> [DATASET EXCERPT]
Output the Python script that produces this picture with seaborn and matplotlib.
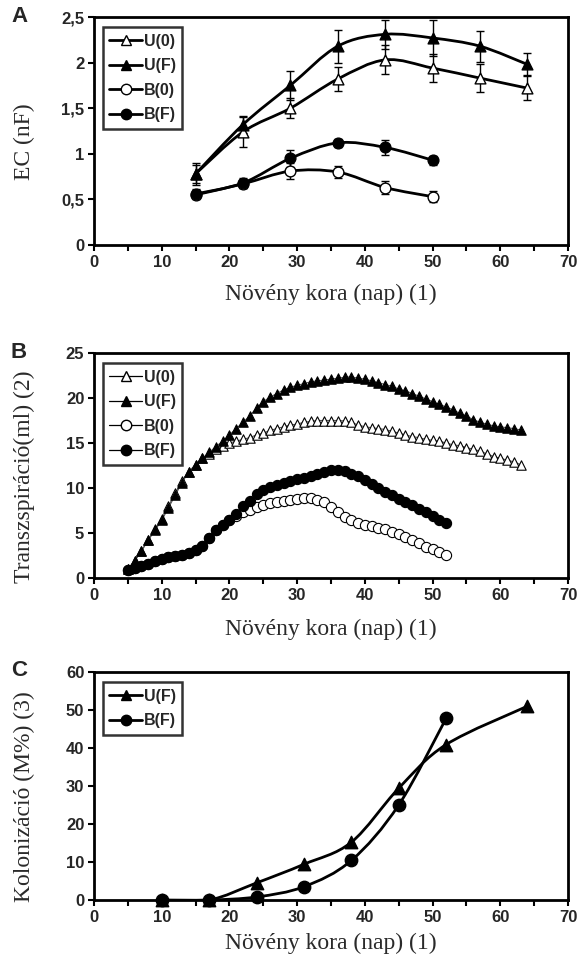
import numpy as np
import pandas as pd
import matplotlib
matplotlib.use("Agg")
import matplotlib.pyplot as plt
from matplotlib.path import Path
from matplotlib.patches import PathPatch
from matplotlib.lines import Line2D
from matplotlib.ticker import FuncFormatter, MultipleLocator
import seaborn as sns

# ---------------- data ----------------
# Panel A: electrical capacitance (nF)
days_a_u = [15, 22, 29, 36, 43, 50, 57, 64]
ec_u0 = [0.78, 1.24, 1.50, 1.82, 2.03, 1.94, 1.83, 1.72]
ec_u0_err = [0.10, 0.16, 0.11, 0.13, 0.16, 0.15, 0.15, 0.13]
ec_uf = [0.78, 1.32, 1.75, 2.18, 2.31, 2.27, 2.18, 1.98]
ec_uf_err = [0.12, 0.09, 0.16, 0.18, 0.16, 0.20, 0.17, 0.12]
days_a_b = [15, 22, 29, 36, 43, 50]
ec_b0 = [0.55, 0.67, 0.81, 0.80, 0.63, 0.53]
ec_b0_err = [0.05, 0.04, 0.09, 0.07, 0.07, 0.06]
ec_bf = [0.56, 0.68, 0.95, 1.12, 1.07, 0.93]
ec_bf_err = [0.05, 0.05, 0.09, 0.04, 0.08, 0.05]

# Panel B: daily transpiration (ml)
days_b_u = list(range(5, 64))
tr_u0 = [1.0, 1.9, 3.0, 4.2, 5.4, 6.6, 8.0, 9.4, 10.8, 11.8,
         12.6, 13.3, 13.8, 14.3, 14.7, 15.0, 15.2, 15.4, 15.6, 15.9,
         16.1, 16.4, 16.6, 16.8, 17.0, 17.1, 17.3, 17.4, 17.5, 17.5,
         17.5, 17.5, 17.45, 17.3, 17.0, 16.8, 16.7, 16.6, 16.5, 16.3,
         16.1, 15.9, 15.7, 15.6, 15.4, 15.3, 15.2, 15.0, 14.8, 14.7,
         14.5, 14.3, 14.1, 13.8, 13.5, 13.3, 13.1, 12.9, 12.6]
tr_uf = [1.0, 1.9, 3.0, 4.2, 5.3, 6.4, 7.8, 9.2, 10.6, 11.8,
         12.6, 13.3, 13.95, 14.6, 15.2, 15.9, 16.6, 17.3, 18.0, 18.9,
         19.6, 20.1, 20.5, 20.9, 21.2, 21.4, 21.6, 21.8, 21.9, 22.0,
         22.1, 22.2, 22.3, 22.35, 22.2, 22.1, 21.9, 21.7, 21.5, 21.3,
         21.0, 20.8, 20.5, 20.2, 19.9, 19.6, 19.3, 19.0, 18.7, 18.3,
         18.0, 17.6, 17.3, 17.1, 16.9, 16.8, 16.7, 16.6, 16.45]
days_b_b = list(range(5, 53))
tr_b0 = [0.85, 1.1, 1.35, 1.6, 1.9, 2.15, 2.35, 2.45, 2.6, 2.8,
         3.1, 3.6, 4.5, 5.3, 5.9, 6.5, 6.9, 7.3, 7.6, 7.9,
         8.1, 8.3, 8.45, 8.6, 8.7, 8.8, 8.85, 8.85, 8.7, 8.4,
         7.9, 7.35, 6.8, 6.4, 6.1, 5.9, 5.75, 5.6, 5.4, 5.15,
         4.9, 4.55, 4.2, 3.9, 3.5, 3.2, 2.9, 2.6]
tr_bf = [0.85, 1.1, 1.35, 1.6, 1.9, 2.15, 2.35, 2.45, 2.6, 2.8,
         3.1, 3.6, 4.5, 5.3, 5.9, 6.5, 7.1, 8.0, 8.6, 9.3,
         9.8, 10.1, 10.35, 10.55, 10.75, 10.95, 11.15, 11.35, 11.55, 11.75,
         11.95, 12.0, 11.9, 11.6, 11.3, 10.9, 10.4, 10.0, 9.6, 9.2,
         8.8, 8.5, 8.1, 7.7, 7.3, 6.9, 6.5, 6.1]

# Panel C: root colonization (M%)
days_c_u = [10, 17, 24, 31, 38, 45, 52, 64]
col_uf = [0.0, 0.0, 4.5, 9.4, 15.2, 29.4, 40.9, 51.0]
days_c_b = [10, 17, 24, 31, 38, 45, 52]
col_bf = [0.0, 0.0, 0.8, 3.5, 10.4, 25.0, 47.8]

x_label = "Növény kora (nap) (1)"
y_labels = ["EC (nF)", "Transzspiráció(ml) (2)", "Kolonizáció (M%) (3)"]
panel_tags = ["A", "B", "C"]
series_names = ["U(0)", "U(F)", "B(0)", "B(F)"]

# ---------------- style ----------------
sns.set_theme(style="ticks")
plt.rcParams["font.family"] = ["Liberation Sans", "DejaVu Sans"]
plt.rcParams["axes.linewidth"] = 2.0

SERIF = ["Liberation Serif", "DejaVu Serif"]
W, H = 584, 958
fig = plt.figure(figsize=(W / 100, H / 100), dpi=100)
fig.patch.set_facecolor("white")

series_style = {"U(0)": ("^", "white"), "U(F)": ("^", "black"),
                "B(0)": ("o", "white"), "B(F)": ("o", "black")}


def axes_px(left, top, right, bottom):
    return fig.add_axes([left / W, 1 - bottom / H, (right - left) / W, (bottom - top) / H])


def smooth_path(x, y):
    """Cubic Bezier path through the points (Catmull-Rom tangents)."""
    pts = np.column_stack([x, y]).astype(float)
    n = len(pts)
    verts = [pts[0]]
    codes = [Path.MOVETO]
    for i in range(n - 1):
        p0 = pts[i - 1] if i > 0 else pts[i]
        p1 = pts[i]
        p2 = pts[i + 1]
        p3 = pts[i + 2] if i + 2 < n else pts[i + 1]
        verts += [p1 + (p2 - p0) / 6, p2 - (p3 - p1) / 6, p2]
        codes += [Path.CURVE4] * 3
    return Path(verts, codes)


def draw_smooth(ax, x, y, lw=2.0):
    ax.add_patch(PathPatch(smooth_path(x, y), fill=False, lw=lw, ec="black",
                           transform=ax.transData, zorder=2, capstyle="round",
                           joinstyle="round"))


def comma_fmt(v, pos):
    return f"{v:g}".replace(".", ",")


def style_axes(ax, ymax, ystep, ylabel, tag, xlab_y, ylab_y):
    ax.set_xlim(0, 70)
    ax.set_ylim(0, ymax)
    ax.xaxis.set_major_locator(MultipleLocator(10))
    ax.xaxis.set_minor_locator(MultipleLocator(5))
    ax.yaxis.set_major_locator(MultipleLocator(ystep))
    ax.yaxis.set_major_formatter(FuncFormatter(comma_fmt))
    ax.tick_params(axis="both", which="major", direction="out", length=4,
                   width=1.5, labelsize=12, pad=3, color="black")
    ax.tick_params(axis="x", which="minor", direction="out", length=4,
                   width=1.5, color="black")
    for lab in ax.get_xticklabels() + ax.get_yticklabels():
        lab.set_fontweight("bold")
    for sp in ax.spines.values():
        sp.set_visible(True)
        sp.set_color("black")
        sp.set_linewidth(2.0)
    ax.set_xlabel(x_label, family=SERIF, fontsize=17, color="#2a2a2a")
    ax.set_ylabel(ylabel, family=SERIF, fontsize=17, color="#2a2a2a")
    ax.xaxis.set_label_coords(0.5, xlab_y)
    ax.yaxis.set_label_coords(-0.125, ylab_y)
    ax.set_facecolor("white")
    ax.grid(False)
    bb = ax.get_position()
    fig.text(11 / W, bb.y1 + 1 / H, tag, fontsize=16, fontweight="bold",
             ha="left", va="center")


def add_legend(ax, names, lw, filled_only=False):
    handles = [Line2D([], [], color="black", lw=lw, marker=series_style[n][0], ms=7.5,
                      mfc="black" if filled_only else series_style[n][1],
                      mec="black", mew=1.0) for n in names]
    leg = ax.legend(handles, names, loc="upper left",
                    bbox_to_anchor=(0.018, 0.955), borderaxespad=0,
                    frameon=True, fancybox=False, edgecolor="black",
                    handlelength=2.1, handletextpad=0.1, labelspacing=0.6,
                    borderpad=0.4, prop={"weight": "bold", "size": 11.5})
    leg.get_frame().set_linewidth(1.8)
    return leg


# ---------------- panel A ----------------
axA = axes_px(94, 17, 568, 245)
for xs, ys, es in [(days_a_u, ec_u0, ec_u0_err), (days_a_u, ec_uf, ec_uf_err),
                   (days_a_b, ec_b0, ec_b0_err), (days_a_b, ec_bf, ec_bf_err)]:
    axA.errorbar(xs, ys, yerr=es, fmt="none", ecolor="black", elinewidth=1.0,
                 capsize=3, capthick=1.0, zorder=1)
    draw_smooth(axA, xs, ys, lw=2.0)

dfA = pd.concat([
    pd.DataFrame({"nap": days_a_u, "EC": ec_u0, "csoport": "U(0)"}),
    pd.DataFrame({"nap": days_a_u, "EC": ec_uf, "csoport": "U(F)"}),
    pd.DataFrame({"nap": days_a_b, "EC": ec_b0, "csoport": "B(0)"}),
    pd.DataFrame({"nap": days_a_b, "EC": ec_bf, "csoport": "B(F)"}),
])
for name, (mk, fc) in series_style.items():
    sub = dfA[dfA["csoport"] == name]
    sns.scatterplot(data=sub, x="nap", y="EC", ax=axA, marker=mk, s=60,
                    color=fc, edgecolor="black", linewidth=1.0, zorder=3,
                    legend=False)
style_axes(axA, 2.5, 0.5, y_labels[0], panel_tags[0], -0.17, 0.455)
add_legend(axA, series_names, 2.0)

# ---------------- panel B ----------------
axB = axes_px(94, 353, 568, 578)
dfB = pd.concat([
    pd.DataFrame({"nap": days_b_u, "ml": tr_u0, "csoport": "U(0)"}),
    pd.DataFrame({"nap": days_b_u, "ml": tr_uf, "csoport": "U(F)"}),
    pd.DataFrame({"nap": days_b_b, "ml": tr_b0, "csoport": "B(0)"}),
    pd.DataFrame({"nap": days_b_b, "ml": tr_bf, "csoport": "B(F)"}),
])
for name, (mk, fc) in series_style.items():
    sub = dfB[dfB["csoport"] == name]
    sns.lineplot(data=sub, x="nap", y="ml", ax=axB, color="#555555", lw=0.8,
                 zorder=2, legend=False)
    sns.scatterplot(data=sub, x="nap", y="ml", ax=axB, marker=mk,
                    s=46 if mk == "^" else 54,
                    color=fc, edgecolor="black", linewidth=0.8, zorder=3,
                    legend=False)
style_axes(axB, 25, 5, y_labels[1], panel_tags[1], -0.18, 0.45)
add_legend(axB, series_names, 0.9)

# ---------------- panel C ----------------
axC = axes_px(94, 672, 568, 900)
draw_smooth(axC, days_c_u, col_uf, lw=2.0)
draw_smooth(axC, days_c_b, col_bf, lw=2.0)
dfC = pd.concat([
    pd.DataFrame({"nap": days_c_u, "M": col_uf, "csoport": "U(F)"}),
    pd.DataFrame({"nap": days_c_b, "M": col_bf, "csoport": "B(F)"}),
])
for name in ["U(F)", "B(F)"]:
    mk = series_style[name][0]
    sub = dfC[dfC["csoport"] == name]
    sns.scatterplot(data=sub, x="nap", y="M", ax=axC, marker=mk, s=80,
                    color="black", edgecolor="black", linewidth=1.0, zorder=3,
                    legend=False, clip_on=False)
style_axes(axC, 60, 10, y_labels[2], panel_tags[2], -0.145, 0.455)
add_legend(axC, ["U(F)", "B(F)"], 2.0, filled_only=True)

fig.savefig("out.png", dpi=100, facecolor="white")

> [GIVEN PROBLEM] Go from the first line of the data above to the line containing "import seaborn as sns" and retype exactly those lines, both included, but none of the pictures.

> [FINAL ANSWER]
Output the Python script that produces this picture with seaborn and matplotlib.
import numpy as np
import pandas as pd
import matplotlib
matplotlib.use("Agg")
import matplotlib.pyplot as plt
from matplotlib.path import Path
from matplotlib.patches import PathPatch
from matplotlib.lines import Line2D
from matplotlib.ticker import FuncFormatter, MultipleLocator
import seaborn as sns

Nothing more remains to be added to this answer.